[Set exercise]: Output the material beneath this task exactly, images excluded.

** start Supplied material **

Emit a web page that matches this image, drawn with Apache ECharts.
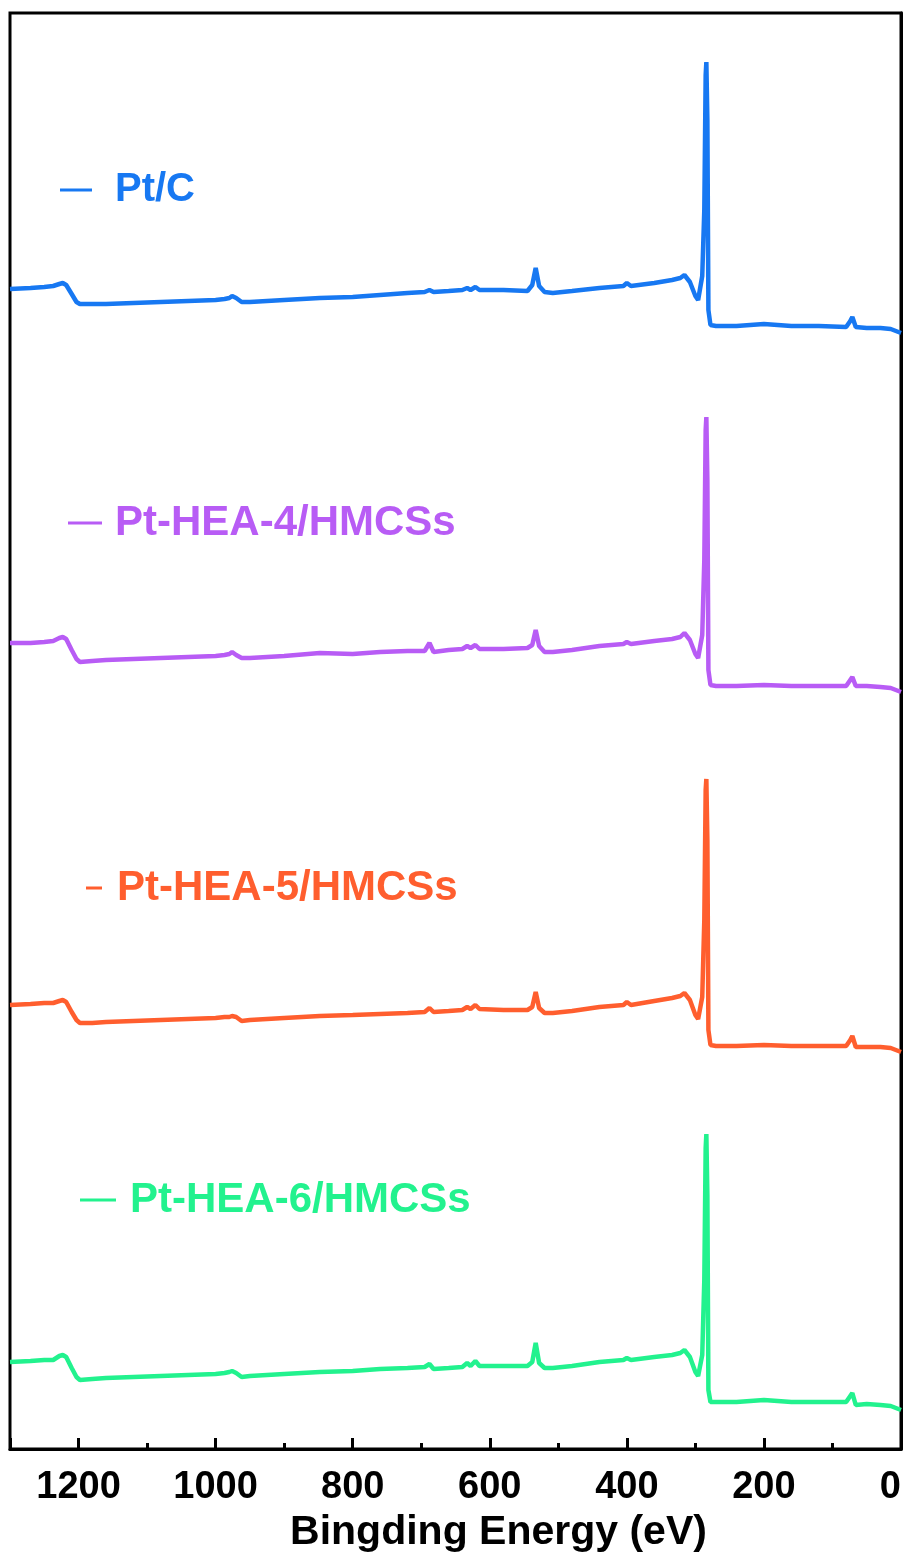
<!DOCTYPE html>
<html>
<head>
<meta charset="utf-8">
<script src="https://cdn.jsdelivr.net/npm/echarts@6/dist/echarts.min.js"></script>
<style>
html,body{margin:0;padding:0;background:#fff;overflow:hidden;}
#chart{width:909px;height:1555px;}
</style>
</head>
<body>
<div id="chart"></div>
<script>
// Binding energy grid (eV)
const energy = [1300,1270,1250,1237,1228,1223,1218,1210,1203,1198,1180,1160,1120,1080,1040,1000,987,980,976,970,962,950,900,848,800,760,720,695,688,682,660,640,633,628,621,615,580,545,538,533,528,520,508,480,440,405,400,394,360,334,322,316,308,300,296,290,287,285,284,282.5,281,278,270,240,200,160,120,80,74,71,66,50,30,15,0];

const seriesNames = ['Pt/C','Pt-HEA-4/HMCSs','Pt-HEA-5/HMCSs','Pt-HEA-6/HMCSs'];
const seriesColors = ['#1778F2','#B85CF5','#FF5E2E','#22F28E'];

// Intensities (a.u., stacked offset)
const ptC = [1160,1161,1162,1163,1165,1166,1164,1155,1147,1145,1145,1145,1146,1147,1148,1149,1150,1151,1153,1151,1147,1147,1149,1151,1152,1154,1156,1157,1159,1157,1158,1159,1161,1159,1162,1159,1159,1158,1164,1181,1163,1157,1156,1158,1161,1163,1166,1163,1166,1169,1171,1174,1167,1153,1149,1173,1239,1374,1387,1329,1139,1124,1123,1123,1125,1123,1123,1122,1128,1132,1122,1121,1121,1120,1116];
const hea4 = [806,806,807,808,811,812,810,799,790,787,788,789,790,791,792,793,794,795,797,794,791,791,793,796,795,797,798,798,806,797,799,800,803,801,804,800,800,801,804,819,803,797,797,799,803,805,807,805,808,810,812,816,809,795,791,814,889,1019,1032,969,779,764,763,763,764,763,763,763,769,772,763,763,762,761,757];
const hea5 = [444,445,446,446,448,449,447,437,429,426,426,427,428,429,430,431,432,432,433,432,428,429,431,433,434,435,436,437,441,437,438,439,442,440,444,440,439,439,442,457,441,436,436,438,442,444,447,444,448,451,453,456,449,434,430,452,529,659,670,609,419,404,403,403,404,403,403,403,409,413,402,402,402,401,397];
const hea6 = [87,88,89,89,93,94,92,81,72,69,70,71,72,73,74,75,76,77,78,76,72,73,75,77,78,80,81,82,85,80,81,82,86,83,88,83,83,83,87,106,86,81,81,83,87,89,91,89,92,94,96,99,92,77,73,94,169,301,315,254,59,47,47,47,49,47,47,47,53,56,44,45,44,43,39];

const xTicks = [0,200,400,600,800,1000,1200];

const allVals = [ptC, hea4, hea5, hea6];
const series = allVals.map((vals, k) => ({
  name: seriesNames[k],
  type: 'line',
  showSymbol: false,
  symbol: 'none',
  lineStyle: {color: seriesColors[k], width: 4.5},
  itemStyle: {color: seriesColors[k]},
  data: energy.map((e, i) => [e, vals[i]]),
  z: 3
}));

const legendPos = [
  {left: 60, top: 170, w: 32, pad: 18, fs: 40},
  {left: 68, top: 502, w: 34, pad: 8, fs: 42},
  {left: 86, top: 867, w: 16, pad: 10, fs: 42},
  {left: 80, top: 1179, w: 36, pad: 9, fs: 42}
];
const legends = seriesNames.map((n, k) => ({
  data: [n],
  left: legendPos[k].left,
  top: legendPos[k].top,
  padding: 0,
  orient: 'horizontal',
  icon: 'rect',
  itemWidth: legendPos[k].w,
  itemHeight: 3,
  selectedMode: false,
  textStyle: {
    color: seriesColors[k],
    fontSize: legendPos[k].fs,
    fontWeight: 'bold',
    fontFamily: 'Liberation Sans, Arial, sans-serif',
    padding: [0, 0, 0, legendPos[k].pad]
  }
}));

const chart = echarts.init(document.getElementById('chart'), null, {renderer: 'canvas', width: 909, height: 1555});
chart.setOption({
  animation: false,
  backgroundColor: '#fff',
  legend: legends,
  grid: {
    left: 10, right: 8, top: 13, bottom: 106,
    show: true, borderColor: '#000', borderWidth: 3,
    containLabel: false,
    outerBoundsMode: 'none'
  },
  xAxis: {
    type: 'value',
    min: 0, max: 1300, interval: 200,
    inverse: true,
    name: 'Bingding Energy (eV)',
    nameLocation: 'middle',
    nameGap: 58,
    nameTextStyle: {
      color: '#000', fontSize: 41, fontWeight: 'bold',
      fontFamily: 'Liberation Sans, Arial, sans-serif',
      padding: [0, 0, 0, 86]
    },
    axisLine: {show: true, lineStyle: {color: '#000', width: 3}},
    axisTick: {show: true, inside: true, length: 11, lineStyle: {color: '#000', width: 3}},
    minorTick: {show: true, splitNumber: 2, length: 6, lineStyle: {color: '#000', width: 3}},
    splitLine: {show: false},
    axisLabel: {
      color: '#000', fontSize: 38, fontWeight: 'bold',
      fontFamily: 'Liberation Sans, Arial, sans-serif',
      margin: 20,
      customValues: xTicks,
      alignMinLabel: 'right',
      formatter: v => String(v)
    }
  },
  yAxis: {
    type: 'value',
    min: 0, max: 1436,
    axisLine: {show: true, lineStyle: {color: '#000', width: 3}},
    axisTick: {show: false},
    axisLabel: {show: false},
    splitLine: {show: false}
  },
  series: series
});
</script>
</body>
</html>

** end Supplied material **

[Exercise output]:
Emit a web page that matches this image, drawn with Apache ECharts.
<!DOCTYPE html>
<html>
<head>
<meta charset="utf-8">
<script src="https://cdn.jsdelivr.net/npm/echarts@6/dist/echarts.min.js"></script>
<style>
html,body{margin:0;padding:0;background:#fff;overflow:hidden;}
#chart{width:909px;height:1555px;}
</style>
</head>
<body>
<div id="chart"></div>
<script>
// Binding energy grid (eV)
const energy = [1300,1270,1250,1237,1228,1223,1218,1210,1203,1198,1180,1160,1120,1080,1040,1000,987,980,976,970,962,950,900,848,800,760,720,695,688,682,660,640,633,628,621,615,580,545,538,533,528,520,508,480,440,405,400,394,360,334,322,316,308,300,296,290,287,285,284,282.5,281,278,270,240,200,160,120,80,74,71,66,50,30,15,0];

const seriesNames = ['Pt/C','Pt-HEA-4/HMCSs','Pt-HEA-5/HMCSs','Pt-HEA-6/HMCSs'];
const seriesColors = ['#1778F2','#B85CF5','#FF5E2E','#22F28E'];

// Intensities (a.u., stacked offset)
const ptC = [1160,1161,1162,1163,1165,1166,1164,1155,1147,1145,1145,1145,1146,1147,1148,1149,1150,1151,1153,1151,1147,1147,1149,1151,1152,1154,1156,1157,1159,1157,1158,1159,1161,1159,1162,1159,1159,1158,1164,1181,1163,1157,1156,1158,1161,1163,1166,1163,1166,1169,1171,1174,1167,1153,1149,1173,1239,1374,1387,1329,1139,1124,1123,1123,1125,1123,1123,1122,1128,1132,1122,1121,1121,1120,1116];
const hea4 = [806,806,807,808,811,812,810,799,790,787,788,789,790,791,792,793,794,795,797,794,791,791,793,796,795,797,798,798,806,797,799,800,803,801,804,800,800,801,804,819,803,797,797,799,803,805,807,805,808,810,812,816,809,795,791,814,889,1019,1032,969,779,764,763,763,764,763,763,763,769,772,763,763,762,761,757];
const hea5 = [444,445,446,446,448,449,447,437,429,426,426,427,428,429,430,431,432,432,433,432,428,429,431,433,434,435,436,437,441,437,438,439,442,440,444,440,439,439,442,457,441,436,436,438,442,444,447,444,448,451,453,456,449,434,430,452,529,659,670,609,419,404,403,403,404,403,403,403,409,413,402,402,402,401,397];
const hea6 = [87,88,89,89,93,94,92,81,72,69,70,71,72,73,74,75,76,77,78,76,72,73,75,77,78,80,81,82,85,80,81,82,86,83,88,83,83,83,87,106,86,81,81,83,87,89,91,89,92,94,96,99,92,77,73,94,169,301,315,254,59,47,47,47,49,47,47,47,53,56,44,45,44,43,39];

const xTicks = [0,200,400,600,800,1000,1200];

const allVals = [ptC, hea4, hea5, hea6];
const series = allVals.map((vals, k) => ({
  name: seriesNames[k],
  type: 'line',
  showSymbol: false,
  symbol: 'none',
  lineStyle: {color: seriesColors[k], width: 4.5},
  itemStyle: {color: seriesColors[k]},
  data: energy.map((e, i) => [e, vals[i]]),
  z: 3
}));

const legendPos = [
  {left: 60, top: 170, w: 32, pad: 18, fs: 40},
  {left: 68, top: 502, w: 34, pad: 8, fs: 42},
  {left: 86, top: 867, w: 16, pad: 10, fs: 42},
  {left: 80, top: 1179, w: 36, pad: 9, fs: 42}
];
const legends = seriesNames.map((n, k) => ({
  data: [n],
  left: legendPos[k].left,
  top: legendPos[k].top,
  padding: 0,
  orient: 'horizontal',
  icon: 'rect',
  itemWidth: legendPos[k].w,
  itemHeight: 3,
  selectedMode: false,
  textStyle: {
    color: seriesColors[k],
    fontSize: legendPos[k].fs,
    fontWeight: 'bold',
    fontFamily: 'Liberation Sans, Arial, sans-serif',
    padding: [0, 0, 0, legendPos[k].pad]
  }
}));

const chart = echarts.init(document.getElementById('chart'), null, {renderer: 'canvas', width: 909, height: 1555});
chart.setOption({
  animation: false,
  backgroundColor: '#fff',
  legend: legends,
  grid: {
    left: 10, right: 8, top: 13, bottom: 106,
    show: true, borderColor: '#000', borderWidth: 3,
    containLabel: false,
    outerBoundsMode: 'none'
  },
  xAxis: {
    type: 'value',
    min: 0, max: 1300, interval: 200,
    inverse: true,
    name: 'Bingding Energy (eV)',
    nameLocation: 'middle',
    nameGap: 58,
    nameTextStyle: {
      color: '#000', fontSize: 41, fontWeight: 'bold',
      fontFamily: 'Liberation Sans, Arial, sans-serif',
      padding: [0, 0, 0, 86]
    },
    axisLine: {show: true, lineStyle: {color: '#000', width: 3}},
    axisTick: {show: true, inside: true, length: 11, lineStyle: {color: '#000', width: 3}},
    minorTick: {show: true, splitNumber: 2, length: 6, lineStyle: {color: '#000', width: 3}},
    splitLine: {show: false},
    axisLabel: {
      color: '#000', fontSize: 38, fontWeight: 'bold',
      fontFamily: 'Liberation Sans, Arial, sans-serif',
      margin: 20,
      customValues: xTicks,
      alignMinLabel: 'right',
      formatter: v => String(v)
    }
  },
  yAxis: {
    type: 'value',
    min: 0, max: 1436,
    axisLine: {show: true, lineStyle: {color: '#000', width: 3}},
    axisTick: {show: false},
    axisLabel: {show: false},
    splitLine: {show: false}
  },
  series: series
});
</script>
</body>
</html>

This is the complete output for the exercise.